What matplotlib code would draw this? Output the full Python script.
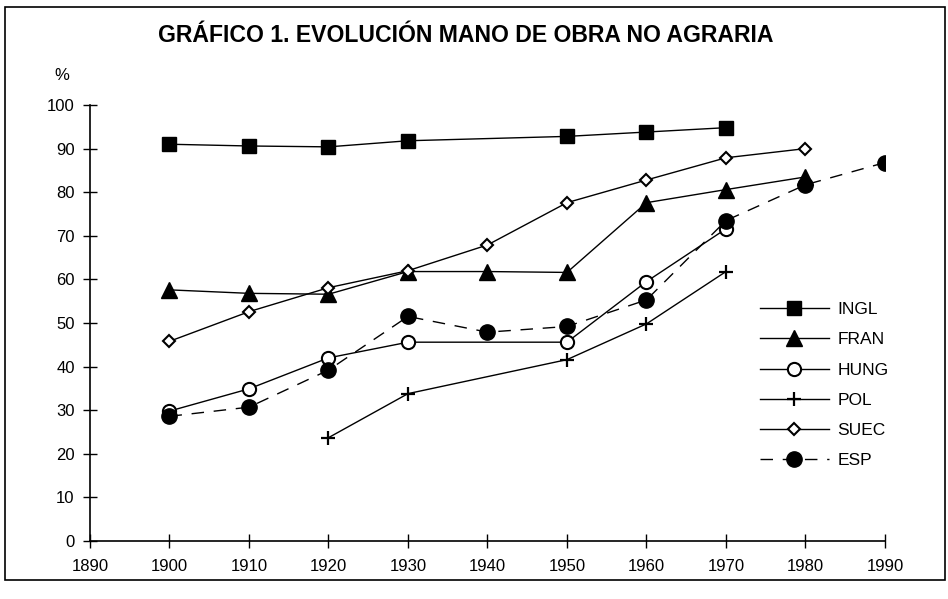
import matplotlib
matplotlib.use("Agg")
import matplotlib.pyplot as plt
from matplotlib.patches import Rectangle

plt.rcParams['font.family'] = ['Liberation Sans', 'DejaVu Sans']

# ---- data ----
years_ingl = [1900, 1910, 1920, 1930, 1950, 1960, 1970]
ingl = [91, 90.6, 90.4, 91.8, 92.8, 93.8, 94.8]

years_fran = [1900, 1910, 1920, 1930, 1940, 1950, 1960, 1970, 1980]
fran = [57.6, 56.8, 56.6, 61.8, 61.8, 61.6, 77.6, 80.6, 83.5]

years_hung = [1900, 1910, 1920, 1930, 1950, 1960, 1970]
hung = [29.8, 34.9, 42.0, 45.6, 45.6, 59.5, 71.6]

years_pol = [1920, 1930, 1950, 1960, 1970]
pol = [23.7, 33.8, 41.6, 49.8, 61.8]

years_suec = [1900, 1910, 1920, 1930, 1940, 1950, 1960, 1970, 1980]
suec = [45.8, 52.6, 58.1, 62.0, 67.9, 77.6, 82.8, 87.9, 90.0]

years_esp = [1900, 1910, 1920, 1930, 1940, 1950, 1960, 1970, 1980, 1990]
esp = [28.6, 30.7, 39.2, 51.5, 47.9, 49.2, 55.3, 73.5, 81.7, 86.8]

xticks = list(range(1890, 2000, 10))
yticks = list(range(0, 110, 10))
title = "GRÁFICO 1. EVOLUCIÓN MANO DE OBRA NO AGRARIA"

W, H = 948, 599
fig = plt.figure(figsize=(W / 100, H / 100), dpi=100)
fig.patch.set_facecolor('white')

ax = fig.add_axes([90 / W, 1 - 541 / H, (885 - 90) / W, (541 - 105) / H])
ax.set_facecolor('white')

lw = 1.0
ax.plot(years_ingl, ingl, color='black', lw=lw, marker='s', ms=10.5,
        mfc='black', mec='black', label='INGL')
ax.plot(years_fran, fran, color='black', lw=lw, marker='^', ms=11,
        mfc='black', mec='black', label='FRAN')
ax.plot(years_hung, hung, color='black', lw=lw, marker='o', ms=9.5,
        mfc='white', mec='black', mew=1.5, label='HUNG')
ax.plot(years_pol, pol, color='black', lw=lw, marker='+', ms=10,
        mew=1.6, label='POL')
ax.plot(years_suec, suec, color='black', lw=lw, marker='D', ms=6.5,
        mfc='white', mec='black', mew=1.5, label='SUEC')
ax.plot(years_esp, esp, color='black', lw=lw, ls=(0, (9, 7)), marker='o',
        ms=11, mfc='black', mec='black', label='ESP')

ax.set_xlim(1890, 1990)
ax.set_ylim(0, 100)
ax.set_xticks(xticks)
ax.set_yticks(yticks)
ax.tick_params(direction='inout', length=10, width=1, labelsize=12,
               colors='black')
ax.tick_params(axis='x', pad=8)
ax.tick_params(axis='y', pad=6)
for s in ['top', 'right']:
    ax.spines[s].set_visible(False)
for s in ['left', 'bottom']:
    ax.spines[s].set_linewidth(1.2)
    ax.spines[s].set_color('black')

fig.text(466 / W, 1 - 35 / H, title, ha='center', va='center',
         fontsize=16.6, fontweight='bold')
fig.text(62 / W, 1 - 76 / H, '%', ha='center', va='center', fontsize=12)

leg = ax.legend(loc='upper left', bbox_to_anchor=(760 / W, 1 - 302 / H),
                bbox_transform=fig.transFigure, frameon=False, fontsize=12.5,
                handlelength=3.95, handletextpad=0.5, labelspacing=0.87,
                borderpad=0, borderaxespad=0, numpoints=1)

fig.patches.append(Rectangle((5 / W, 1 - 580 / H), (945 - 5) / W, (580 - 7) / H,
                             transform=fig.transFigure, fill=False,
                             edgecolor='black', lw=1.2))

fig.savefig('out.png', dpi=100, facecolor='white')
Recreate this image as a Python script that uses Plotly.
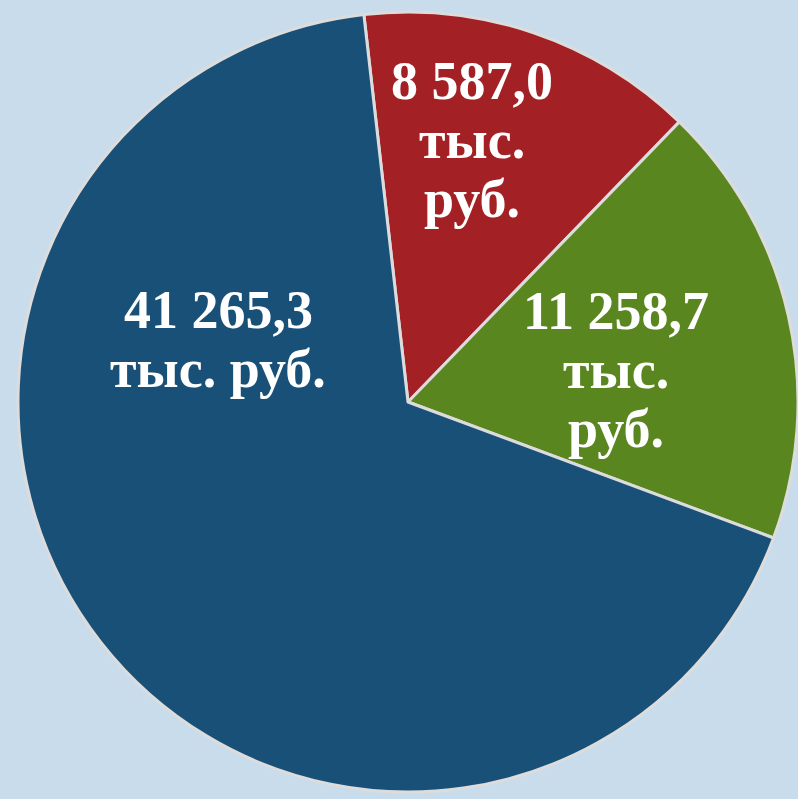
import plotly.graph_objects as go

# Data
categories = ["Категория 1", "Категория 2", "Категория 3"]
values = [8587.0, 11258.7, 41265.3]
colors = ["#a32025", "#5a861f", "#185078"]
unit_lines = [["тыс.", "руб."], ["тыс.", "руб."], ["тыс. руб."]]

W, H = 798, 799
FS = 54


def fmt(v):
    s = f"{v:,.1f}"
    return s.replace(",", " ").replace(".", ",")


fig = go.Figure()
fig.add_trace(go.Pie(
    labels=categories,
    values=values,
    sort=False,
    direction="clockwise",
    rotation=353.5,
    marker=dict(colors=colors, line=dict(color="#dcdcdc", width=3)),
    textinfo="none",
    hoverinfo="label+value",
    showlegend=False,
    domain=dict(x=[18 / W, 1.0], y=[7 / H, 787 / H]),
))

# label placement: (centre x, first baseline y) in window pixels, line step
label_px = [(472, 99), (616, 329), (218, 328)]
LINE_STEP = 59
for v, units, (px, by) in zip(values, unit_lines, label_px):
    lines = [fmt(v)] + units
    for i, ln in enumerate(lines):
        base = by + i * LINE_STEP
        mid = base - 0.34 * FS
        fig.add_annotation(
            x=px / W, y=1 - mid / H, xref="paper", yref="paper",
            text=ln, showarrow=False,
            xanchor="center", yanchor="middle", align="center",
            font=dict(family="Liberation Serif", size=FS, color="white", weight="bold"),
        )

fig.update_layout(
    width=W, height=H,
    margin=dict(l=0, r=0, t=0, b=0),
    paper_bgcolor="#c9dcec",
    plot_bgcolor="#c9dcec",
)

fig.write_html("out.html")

· · · ·

- WHAT IS ASKED: Leave the pictures out and reproduce exactly the lines from the top of the listing above through the line with "1. EVOLUCIÓN MANO".

- ANSWER TO THIS EXERCISE:
What matplotlib code would draw this? Output the full Python script.
import matplotlib
matplotlib.use("Agg")
import matplotlib.pyplot as plt
from matplotlib.patches import Rectangle

plt.rcParams['font.family'] = ['Liberation Sans', 'DejaVu Sans']

# ---- data ----
years_ingl = [1900, 1910, 1920, 1930, 1950, 1960, 1970]
ingl = [91, 90.6, 90.4, 91.8, 92.8, 93.8, 94.8]

years_fran = [1900, 1910, 1920, 1930, 1940, 1950, 1960, 1970, 1980]
fran = [57.6, 56.8, 56.6, 61.8, 61.8, 61.6, 77.6, 80.6, 83.5]

years_hung = [1900, 1910, 1920, 1930, 1950, 1960, 1970]
hung = [29.8, 34.9, 42.0, 45.6, 45.6, 59.5, 71.6]

years_pol = [1920, 1930, 1950, 1960, 1970]
pol = [23.7, 33.8, 41.6, 49.8, 61.8]

years_suec = [1900, 1910, 1920, 1930, 1940, 1950, 1960, 1970, 1980]
suec = [45.8, 52.6, 58.1, 62.0, 67.9, 77.6, 82.8, 87.9, 90.0]

years_esp = [1900, 1910, 1920, 1930, 1940, 1950, 1960, 1970, 1980, 1990]
esp = [28.6, 30.7, 39.2, 51.5, 47.9, 49.2, 55.3, 73.5, 81.7, 86.8]

xticks = list(range(1890, 2000, 10))
yticks = list(range(0, 110, 10))
title = "GRÁFICO 1. EVOLUCIÓN MANO DE OBRA NO AGRARIA"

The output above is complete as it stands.